__RECORDED DATA__
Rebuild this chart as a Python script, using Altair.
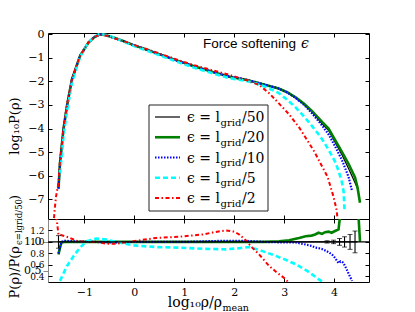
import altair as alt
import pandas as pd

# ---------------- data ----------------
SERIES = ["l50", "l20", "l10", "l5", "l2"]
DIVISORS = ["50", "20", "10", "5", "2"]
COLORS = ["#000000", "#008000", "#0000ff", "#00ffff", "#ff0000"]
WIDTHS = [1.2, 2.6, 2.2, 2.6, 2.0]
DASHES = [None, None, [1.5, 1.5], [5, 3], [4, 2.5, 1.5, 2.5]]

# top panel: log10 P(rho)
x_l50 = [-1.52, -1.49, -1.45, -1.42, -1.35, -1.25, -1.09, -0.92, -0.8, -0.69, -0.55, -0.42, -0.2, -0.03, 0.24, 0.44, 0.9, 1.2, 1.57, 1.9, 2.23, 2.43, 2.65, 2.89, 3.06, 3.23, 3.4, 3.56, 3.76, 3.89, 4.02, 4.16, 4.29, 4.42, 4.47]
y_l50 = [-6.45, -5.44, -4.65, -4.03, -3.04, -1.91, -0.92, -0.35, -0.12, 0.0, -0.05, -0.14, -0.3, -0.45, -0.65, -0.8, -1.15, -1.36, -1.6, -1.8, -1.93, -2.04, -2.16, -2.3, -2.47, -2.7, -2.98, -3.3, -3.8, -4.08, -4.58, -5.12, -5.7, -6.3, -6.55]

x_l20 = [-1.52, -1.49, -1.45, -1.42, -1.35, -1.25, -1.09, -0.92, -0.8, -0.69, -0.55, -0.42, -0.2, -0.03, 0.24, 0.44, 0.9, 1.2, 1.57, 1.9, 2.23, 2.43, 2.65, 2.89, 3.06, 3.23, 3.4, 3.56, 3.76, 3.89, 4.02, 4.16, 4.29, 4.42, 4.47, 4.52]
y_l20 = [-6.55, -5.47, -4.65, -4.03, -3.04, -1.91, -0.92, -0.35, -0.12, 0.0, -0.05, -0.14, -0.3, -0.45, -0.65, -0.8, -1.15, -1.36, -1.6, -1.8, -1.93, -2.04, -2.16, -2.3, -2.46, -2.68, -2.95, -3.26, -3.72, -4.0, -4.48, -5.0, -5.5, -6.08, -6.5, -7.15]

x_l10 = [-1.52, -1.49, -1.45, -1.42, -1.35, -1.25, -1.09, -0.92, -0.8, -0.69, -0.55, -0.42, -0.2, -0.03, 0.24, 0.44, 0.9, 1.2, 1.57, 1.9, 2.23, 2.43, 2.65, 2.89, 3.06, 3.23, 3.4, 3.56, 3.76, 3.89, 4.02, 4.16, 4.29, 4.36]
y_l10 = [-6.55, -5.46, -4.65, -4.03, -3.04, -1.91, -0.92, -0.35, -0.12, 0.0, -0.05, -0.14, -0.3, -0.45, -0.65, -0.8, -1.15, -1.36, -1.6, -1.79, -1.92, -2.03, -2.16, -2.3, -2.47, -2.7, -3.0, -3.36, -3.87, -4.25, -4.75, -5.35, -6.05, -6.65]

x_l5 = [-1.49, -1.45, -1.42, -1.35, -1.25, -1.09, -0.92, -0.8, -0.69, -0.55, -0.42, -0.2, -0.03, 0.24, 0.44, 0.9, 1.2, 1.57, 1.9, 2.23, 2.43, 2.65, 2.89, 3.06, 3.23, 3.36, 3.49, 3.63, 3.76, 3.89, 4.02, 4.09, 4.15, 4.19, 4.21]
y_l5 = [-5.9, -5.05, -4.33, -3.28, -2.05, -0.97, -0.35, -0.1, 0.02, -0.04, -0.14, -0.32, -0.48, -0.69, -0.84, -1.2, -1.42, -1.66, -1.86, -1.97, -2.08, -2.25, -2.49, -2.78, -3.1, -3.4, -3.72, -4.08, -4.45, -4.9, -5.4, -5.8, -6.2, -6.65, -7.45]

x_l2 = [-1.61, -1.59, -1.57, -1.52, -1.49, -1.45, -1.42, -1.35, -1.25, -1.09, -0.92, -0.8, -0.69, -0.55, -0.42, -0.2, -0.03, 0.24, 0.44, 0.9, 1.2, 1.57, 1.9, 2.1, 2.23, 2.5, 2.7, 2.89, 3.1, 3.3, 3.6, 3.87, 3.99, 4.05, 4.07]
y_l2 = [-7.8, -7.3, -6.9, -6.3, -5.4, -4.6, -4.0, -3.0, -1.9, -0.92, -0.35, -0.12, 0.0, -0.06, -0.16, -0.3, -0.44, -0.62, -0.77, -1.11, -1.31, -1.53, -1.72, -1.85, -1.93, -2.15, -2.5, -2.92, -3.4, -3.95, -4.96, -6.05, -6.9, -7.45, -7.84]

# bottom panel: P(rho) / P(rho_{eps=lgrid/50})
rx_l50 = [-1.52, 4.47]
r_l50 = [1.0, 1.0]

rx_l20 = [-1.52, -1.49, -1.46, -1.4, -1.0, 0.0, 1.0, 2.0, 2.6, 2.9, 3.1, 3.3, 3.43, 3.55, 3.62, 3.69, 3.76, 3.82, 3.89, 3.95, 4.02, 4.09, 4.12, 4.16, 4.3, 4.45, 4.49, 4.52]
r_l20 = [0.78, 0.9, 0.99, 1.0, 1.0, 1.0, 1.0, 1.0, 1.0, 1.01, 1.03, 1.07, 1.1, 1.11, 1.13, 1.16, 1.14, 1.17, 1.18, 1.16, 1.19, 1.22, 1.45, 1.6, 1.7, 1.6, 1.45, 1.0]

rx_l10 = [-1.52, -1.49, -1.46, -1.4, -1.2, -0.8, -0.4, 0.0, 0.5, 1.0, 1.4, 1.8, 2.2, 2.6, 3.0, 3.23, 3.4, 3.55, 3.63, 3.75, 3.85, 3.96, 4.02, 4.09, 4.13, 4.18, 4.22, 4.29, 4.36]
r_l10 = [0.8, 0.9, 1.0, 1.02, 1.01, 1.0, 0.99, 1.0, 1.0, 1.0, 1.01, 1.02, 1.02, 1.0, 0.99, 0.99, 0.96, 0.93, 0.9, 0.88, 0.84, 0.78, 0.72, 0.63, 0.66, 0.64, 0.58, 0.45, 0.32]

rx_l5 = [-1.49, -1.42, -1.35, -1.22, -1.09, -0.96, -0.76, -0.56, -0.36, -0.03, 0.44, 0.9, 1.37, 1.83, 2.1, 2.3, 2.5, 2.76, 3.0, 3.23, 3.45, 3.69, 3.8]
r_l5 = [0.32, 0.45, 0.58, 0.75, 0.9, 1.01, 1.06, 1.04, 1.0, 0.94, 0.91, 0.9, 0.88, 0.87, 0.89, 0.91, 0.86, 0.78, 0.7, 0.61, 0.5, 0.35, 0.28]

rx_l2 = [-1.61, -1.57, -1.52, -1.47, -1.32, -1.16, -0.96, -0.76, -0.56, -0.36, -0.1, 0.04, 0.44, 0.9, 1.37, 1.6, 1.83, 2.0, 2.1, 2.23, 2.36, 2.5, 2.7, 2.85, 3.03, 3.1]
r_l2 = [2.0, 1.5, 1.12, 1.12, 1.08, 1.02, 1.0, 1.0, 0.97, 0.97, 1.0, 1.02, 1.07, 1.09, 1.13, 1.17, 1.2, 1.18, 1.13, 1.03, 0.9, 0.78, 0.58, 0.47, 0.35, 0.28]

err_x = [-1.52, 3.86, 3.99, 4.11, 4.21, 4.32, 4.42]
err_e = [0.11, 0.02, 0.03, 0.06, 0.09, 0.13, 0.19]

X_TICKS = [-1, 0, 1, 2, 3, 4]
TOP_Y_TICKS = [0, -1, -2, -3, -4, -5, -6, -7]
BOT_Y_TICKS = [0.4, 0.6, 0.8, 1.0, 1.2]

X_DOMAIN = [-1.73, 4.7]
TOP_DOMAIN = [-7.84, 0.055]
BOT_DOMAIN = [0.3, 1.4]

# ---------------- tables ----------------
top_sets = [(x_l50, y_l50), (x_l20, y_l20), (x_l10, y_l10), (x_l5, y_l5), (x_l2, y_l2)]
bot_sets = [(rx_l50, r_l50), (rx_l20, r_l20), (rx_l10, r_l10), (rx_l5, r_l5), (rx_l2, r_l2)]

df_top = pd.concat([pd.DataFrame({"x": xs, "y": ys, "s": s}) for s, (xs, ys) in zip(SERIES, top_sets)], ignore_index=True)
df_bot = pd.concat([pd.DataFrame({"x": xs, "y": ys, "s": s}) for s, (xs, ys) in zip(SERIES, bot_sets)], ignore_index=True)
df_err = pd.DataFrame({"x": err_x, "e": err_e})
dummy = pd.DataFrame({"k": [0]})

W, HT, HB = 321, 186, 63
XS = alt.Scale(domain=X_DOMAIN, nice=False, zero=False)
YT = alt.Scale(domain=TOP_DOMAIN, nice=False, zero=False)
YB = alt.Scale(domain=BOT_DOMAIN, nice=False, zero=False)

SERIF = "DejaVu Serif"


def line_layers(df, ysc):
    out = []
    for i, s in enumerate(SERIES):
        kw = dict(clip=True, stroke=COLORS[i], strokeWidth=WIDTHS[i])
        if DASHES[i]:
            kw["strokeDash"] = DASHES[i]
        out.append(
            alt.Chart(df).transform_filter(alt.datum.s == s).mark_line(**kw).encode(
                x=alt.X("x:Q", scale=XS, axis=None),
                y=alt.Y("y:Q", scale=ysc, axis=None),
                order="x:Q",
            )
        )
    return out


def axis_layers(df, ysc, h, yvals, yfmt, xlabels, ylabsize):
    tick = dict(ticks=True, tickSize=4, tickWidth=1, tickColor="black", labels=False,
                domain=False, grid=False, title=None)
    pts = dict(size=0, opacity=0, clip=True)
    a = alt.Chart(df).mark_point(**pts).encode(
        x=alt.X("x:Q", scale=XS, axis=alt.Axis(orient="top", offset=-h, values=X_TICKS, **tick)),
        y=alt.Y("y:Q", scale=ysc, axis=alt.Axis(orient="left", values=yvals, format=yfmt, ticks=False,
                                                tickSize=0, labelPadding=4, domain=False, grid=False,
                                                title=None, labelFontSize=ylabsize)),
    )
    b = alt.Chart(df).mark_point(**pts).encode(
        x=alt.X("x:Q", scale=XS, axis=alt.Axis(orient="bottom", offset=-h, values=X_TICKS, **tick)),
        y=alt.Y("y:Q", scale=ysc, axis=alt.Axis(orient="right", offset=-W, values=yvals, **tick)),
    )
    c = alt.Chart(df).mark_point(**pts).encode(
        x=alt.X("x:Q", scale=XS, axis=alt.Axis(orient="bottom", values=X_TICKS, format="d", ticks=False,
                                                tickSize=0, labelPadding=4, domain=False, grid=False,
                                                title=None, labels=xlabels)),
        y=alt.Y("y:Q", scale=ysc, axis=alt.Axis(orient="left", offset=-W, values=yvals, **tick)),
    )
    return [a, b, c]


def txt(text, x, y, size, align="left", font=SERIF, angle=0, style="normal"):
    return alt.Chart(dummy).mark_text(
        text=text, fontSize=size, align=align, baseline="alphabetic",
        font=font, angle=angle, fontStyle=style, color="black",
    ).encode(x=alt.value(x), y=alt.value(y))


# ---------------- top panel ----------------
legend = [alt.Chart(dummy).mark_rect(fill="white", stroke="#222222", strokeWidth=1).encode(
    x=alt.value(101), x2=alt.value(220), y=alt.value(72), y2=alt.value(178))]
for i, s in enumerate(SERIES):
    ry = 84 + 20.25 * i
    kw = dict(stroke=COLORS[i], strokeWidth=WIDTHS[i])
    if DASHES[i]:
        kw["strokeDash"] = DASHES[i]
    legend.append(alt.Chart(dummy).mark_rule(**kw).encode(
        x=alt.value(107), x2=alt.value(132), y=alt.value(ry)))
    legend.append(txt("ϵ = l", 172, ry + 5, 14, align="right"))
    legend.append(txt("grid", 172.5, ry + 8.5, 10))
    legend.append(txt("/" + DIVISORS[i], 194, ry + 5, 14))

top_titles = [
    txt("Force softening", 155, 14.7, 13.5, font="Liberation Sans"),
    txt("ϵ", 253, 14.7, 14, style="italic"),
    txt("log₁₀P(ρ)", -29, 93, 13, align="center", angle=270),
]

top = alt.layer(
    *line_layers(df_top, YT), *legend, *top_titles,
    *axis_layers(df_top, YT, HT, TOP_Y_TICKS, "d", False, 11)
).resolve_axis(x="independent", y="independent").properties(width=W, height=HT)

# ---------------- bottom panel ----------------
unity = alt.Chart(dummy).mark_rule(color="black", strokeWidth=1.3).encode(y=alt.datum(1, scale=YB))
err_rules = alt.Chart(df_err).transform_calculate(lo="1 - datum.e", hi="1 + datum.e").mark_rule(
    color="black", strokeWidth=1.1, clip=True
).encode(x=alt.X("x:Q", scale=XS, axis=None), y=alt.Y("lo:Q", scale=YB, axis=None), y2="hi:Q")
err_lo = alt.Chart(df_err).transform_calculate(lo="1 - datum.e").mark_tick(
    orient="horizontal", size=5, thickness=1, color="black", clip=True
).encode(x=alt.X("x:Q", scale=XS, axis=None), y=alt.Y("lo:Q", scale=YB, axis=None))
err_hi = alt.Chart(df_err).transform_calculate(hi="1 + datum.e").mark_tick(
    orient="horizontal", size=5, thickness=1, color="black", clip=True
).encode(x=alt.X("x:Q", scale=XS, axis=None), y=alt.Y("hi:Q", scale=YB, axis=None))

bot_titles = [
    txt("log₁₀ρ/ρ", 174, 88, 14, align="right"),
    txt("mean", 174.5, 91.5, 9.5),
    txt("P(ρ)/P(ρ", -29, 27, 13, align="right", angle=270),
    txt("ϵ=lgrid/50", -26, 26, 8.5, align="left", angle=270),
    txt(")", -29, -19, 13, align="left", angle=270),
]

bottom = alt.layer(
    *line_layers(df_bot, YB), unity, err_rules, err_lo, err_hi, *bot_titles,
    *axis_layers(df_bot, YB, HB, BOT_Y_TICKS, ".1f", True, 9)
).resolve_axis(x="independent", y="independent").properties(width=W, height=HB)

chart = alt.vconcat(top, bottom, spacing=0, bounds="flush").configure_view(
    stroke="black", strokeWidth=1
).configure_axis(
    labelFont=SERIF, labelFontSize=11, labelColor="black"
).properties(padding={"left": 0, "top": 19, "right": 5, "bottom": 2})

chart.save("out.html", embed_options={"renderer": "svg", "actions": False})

__WORK REQUIRED__
Copy nothing but the lines from the top of the data down to the line containing "2.5, 1.5, 2.5]]", and leave the pictures out.

__SOLUTION FOR THIS PROBLEM__
Rebuild this chart as a Python script, using Altair.
import altair as alt
import pandas as pd

# ---------------- data ----------------
SERIES = ["l50", "l20", "l10", "l5", "l2"]
DIVISORS = ["50", "20", "10", "5", "2"]
COLORS = ["#000000", "#008000", "#0000ff", "#00ffff", "#ff0000"]
WIDTHS = [1.2, 2.6, 2.2, 2.6, 2.0]
DASHES = [None, None, [1.5, 1.5], [5, 3], [4, 2.5, 1.5, 2.5]]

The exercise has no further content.